** Written task **
Starting at the first line of the listing below, retype each line up to and including the one that contains "import plotly.graph_objects as go". Leave pictures out.

** Data segment **
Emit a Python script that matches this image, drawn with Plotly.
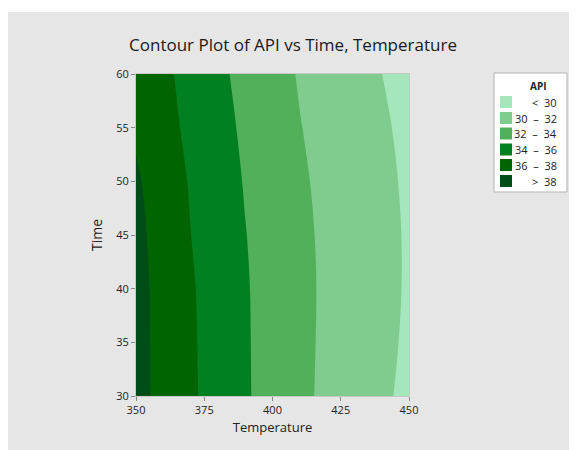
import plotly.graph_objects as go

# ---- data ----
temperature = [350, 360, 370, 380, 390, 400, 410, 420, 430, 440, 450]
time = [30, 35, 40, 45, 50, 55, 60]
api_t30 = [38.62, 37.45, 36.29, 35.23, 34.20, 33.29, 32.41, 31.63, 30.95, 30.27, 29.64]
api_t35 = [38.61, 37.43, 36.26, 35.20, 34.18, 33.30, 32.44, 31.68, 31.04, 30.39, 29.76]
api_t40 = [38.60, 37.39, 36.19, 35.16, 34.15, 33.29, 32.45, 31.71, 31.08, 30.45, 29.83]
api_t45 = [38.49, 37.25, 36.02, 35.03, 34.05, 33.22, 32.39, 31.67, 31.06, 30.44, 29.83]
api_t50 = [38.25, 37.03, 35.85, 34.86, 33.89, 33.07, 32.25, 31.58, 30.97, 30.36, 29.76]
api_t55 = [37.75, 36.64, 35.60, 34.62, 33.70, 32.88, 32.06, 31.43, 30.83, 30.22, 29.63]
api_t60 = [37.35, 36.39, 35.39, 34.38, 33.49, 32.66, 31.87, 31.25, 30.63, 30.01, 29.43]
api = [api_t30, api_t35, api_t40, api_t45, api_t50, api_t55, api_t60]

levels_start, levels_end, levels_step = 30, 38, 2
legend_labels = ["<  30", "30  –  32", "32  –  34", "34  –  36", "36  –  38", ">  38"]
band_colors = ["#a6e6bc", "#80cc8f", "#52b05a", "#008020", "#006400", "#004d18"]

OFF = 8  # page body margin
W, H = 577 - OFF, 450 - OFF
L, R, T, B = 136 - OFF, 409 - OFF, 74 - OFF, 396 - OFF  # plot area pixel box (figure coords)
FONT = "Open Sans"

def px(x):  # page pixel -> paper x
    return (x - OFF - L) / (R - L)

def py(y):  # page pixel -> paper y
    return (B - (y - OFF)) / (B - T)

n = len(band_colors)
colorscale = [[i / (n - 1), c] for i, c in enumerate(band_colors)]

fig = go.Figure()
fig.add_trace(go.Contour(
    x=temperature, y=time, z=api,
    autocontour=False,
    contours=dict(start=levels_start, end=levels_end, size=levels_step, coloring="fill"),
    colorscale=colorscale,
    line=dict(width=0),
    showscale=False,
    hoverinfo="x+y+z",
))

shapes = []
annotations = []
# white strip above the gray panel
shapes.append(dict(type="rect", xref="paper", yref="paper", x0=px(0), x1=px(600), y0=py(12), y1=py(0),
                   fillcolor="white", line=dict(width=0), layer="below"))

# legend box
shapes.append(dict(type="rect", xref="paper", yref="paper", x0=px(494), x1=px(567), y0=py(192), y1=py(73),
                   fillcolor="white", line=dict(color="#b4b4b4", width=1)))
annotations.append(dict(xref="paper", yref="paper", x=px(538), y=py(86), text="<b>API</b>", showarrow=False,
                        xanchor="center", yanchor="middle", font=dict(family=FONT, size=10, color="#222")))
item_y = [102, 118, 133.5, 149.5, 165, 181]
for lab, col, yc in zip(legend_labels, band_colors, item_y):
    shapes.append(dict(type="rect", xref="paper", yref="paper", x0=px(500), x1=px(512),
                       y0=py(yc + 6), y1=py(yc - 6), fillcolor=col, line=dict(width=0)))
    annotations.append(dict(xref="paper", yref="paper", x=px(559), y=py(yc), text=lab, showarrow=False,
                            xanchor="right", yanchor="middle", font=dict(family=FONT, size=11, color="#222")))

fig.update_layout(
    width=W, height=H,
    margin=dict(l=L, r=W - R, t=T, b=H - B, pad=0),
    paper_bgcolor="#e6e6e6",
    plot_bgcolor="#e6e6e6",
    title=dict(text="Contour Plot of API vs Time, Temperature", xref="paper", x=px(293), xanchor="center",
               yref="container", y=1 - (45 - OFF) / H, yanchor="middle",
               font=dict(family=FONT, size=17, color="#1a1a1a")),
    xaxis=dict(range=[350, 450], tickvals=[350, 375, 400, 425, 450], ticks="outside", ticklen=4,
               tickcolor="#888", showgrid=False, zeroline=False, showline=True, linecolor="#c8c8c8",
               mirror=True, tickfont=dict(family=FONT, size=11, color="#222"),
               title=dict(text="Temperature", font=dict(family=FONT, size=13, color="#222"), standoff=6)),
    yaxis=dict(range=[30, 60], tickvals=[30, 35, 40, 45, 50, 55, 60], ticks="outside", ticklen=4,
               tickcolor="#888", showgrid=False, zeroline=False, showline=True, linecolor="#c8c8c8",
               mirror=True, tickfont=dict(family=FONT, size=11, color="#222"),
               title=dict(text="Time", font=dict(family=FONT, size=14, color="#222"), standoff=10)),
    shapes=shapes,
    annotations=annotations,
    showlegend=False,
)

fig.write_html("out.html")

** Output for this task **
Emit a Python script that matches this image, drawn with Plotly.
import plotly.graph_objects as go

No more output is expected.